**Information shown:**
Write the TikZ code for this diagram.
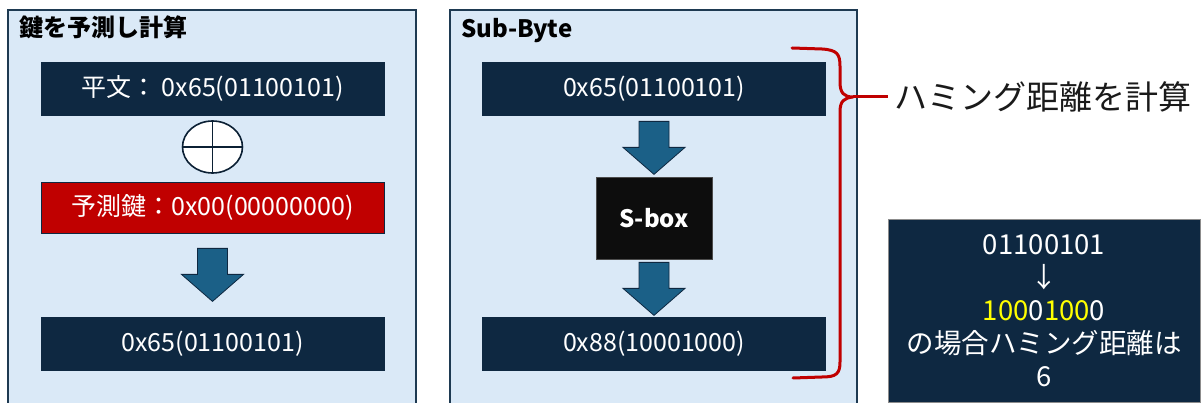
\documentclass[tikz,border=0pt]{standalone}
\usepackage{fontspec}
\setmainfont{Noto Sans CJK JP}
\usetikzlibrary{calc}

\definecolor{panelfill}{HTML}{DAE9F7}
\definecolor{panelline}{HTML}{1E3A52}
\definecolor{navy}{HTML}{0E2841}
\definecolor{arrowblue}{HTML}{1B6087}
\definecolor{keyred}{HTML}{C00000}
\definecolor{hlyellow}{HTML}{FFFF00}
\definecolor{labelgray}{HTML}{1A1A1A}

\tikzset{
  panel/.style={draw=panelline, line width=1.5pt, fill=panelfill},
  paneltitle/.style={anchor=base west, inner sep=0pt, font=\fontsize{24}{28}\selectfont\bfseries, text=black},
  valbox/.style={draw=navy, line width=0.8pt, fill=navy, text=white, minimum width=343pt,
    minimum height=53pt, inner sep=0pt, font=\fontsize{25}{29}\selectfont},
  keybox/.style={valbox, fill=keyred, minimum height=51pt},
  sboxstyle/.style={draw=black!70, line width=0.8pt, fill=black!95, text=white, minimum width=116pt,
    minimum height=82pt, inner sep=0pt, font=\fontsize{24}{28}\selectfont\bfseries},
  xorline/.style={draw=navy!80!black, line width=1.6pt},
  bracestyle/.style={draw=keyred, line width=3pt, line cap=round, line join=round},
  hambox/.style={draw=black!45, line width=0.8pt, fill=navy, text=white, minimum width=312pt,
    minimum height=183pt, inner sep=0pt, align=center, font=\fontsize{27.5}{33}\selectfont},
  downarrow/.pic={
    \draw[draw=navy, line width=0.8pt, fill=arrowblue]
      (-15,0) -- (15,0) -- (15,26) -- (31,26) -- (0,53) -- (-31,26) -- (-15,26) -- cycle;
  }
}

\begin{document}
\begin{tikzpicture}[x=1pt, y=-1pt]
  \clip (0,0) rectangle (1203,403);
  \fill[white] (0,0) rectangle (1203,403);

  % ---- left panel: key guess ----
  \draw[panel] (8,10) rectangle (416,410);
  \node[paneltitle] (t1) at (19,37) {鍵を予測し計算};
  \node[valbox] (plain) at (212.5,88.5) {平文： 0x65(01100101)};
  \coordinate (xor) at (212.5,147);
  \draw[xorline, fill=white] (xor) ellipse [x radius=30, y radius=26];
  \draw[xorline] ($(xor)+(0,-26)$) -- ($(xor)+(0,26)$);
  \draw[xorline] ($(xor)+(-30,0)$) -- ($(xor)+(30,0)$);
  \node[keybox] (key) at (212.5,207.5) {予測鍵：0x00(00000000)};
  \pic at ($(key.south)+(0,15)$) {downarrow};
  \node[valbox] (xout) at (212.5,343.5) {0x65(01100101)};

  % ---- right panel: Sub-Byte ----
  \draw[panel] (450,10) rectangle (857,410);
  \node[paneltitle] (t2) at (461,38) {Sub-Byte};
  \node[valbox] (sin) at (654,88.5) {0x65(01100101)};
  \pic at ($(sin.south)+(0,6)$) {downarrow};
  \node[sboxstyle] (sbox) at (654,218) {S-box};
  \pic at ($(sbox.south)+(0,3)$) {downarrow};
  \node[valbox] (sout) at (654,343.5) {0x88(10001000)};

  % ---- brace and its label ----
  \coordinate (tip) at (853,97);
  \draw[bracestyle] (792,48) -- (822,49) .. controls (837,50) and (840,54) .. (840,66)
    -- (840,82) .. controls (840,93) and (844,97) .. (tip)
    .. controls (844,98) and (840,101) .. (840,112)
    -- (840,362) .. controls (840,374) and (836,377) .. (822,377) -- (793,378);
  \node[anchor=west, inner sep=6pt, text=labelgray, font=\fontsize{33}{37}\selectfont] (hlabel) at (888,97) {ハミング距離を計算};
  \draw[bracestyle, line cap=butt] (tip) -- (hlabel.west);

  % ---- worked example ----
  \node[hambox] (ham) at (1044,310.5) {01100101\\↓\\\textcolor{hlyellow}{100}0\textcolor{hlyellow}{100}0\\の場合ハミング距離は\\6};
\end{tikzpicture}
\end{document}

**What is expected:**
Using the material above, return every line exactly as it appears, minus the pictures.

**Correct answer:**
Write the TikZ code for this diagram.
\documentclass[tikz,border=0pt]{standalone}
\usepackage{fontspec}
\setmainfont{Noto Sans CJK JP}
\usetikzlibrary{calc}

\definecolor{panelfill}{HTML}{DAE9F7}
\definecolor{panelline}{HTML}{1E3A52}
\definecolor{navy}{HTML}{0E2841}
\definecolor{arrowblue}{HTML}{1B6087}
\definecolor{keyred}{HTML}{C00000}
\definecolor{hlyellow}{HTML}{FFFF00}
\definecolor{labelgray}{HTML}{1A1A1A}

\tikzset{
  panel/.style={draw=panelline, line width=1.5pt, fill=panelfill},
  paneltitle/.style={anchor=base west, inner sep=0pt, font=\fontsize{24}{28}\selectfont\bfseries, text=black},
  valbox/.style={draw=navy, line width=0.8pt, fill=navy, text=white, minimum width=343pt,
    minimum height=53pt, inner sep=0pt, font=\fontsize{25}{29}\selectfont},
  keybox/.style={valbox, fill=keyred, minimum height=51pt},
  sboxstyle/.style={draw=black!70, line width=0.8pt, fill=black!95, text=white, minimum width=116pt,
    minimum height=82pt, inner sep=0pt, font=\fontsize{24}{28}\selectfont\bfseries},
  xorline/.style={draw=navy!80!black, line width=1.6pt},
  bracestyle/.style={draw=keyred, line width=3pt, line cap=round, line join=round},
  hambox/.style={draw=black!45, line width=0.8pt, fill=navy, text=white, minimum width=312pt,
    minimum height=183pt, inner sep=0pt, align=center, font=\fontsize{27.5}{33}\selectfont},
  downarrow/.pic={
    \draw[draw=navy, line width=0.8pt, fill=arrowblue]
      (-15,0) -- (15,0) -- (15,26) -- (31,26) -- (0,53) -- (-31,26) -- (-15,26) -- cycle;
  }
}

\begin{document}
\begin{tikzpicture}[x=1pt, y=-1pt]
  \clip (0,0) rectangle (1203,403);
  \fill[white] (0,0) rectangle (1203,403);

  % ---- left panel: key guess ----
  \draw[panel] (8,10) rectangle (416,410);
  \node[paneltitle] (t1) at (19,37) {鍵を予測し計算};
  \node[valbox] (plain) at (212.5,88.5) {平文： 0x65(01100101)};
  \coordinate (xor) at (212.5,147);
  \draw[xorline, fill=white] (xor) ellipse [x radius=30, y radius=26];
  \draw[xorline] ($(xor)+(0,-26)$) -- ($(xor)+(0,26)$);
  \draw[xorline] ($(xor)+(-30,0)$) -- ($(xor)+(30,0)$);
  \node[keybox] (key) at (212.5,207.5) {予測鍵：0x00(00000000)};
  \pic at ($(key.south)+(0,15)$) {downarrow};
  \node[valbox] (xout) at (212.5,343.5) {0x65(01100101)};

  % ---- right panel: Sub-Byte ----
  \draw[panel] (450,10) rectangle (857,410);
  \node[paneltitle] (t2) at (461,38) {Sub-Byte};
  \node[valbox] (sin) at (654,88.5) {0x65(01100101)};
  \pic at ($(sin.south)+(0,6)$) {downarrow};
  \node[sboxstyle] (sbox) at (654,218) {S-box};
  \pic at ($(sbox.south)+(0,3)$) {downarrow};
  \node[valbox] (sout) at (654,343.5) {0x88(10001000)};

  % ---- brace and its label ----
  \coordinate (tip) at (853,97);
  \draw[bracestyle] (792,48) -- (822,49) .. controls (837,50) and (840,54) .. (840,66)
    -- (840,82) .. controls (840,93) and (844,97) .. (tip)
    .. controls (844,98) and (840,101) .. (840,112)
    -- (840,362) .. controls (840,374) and (836,377) .. (822,377) -- (793,378);
  \node[anchor=west, inner sep=6pt, text=labelgray, font=\fontsize{33}{37}\selectfont] (hlabel) at (888,97) {ハミング距離を計算};
  \draw[bracestyle, line cap=butt] (tip) -- (hlabel.west);

  % ---- worked example ----
  \node[hambox] (ham) at (1044,310.5) {01100101\\↓\\\textcolor{hlyellow}{100}0\textcolor{hlyellow}{100}0\\の場合ハミング距離は\\6};
\end{tikzpicture}
\end{document}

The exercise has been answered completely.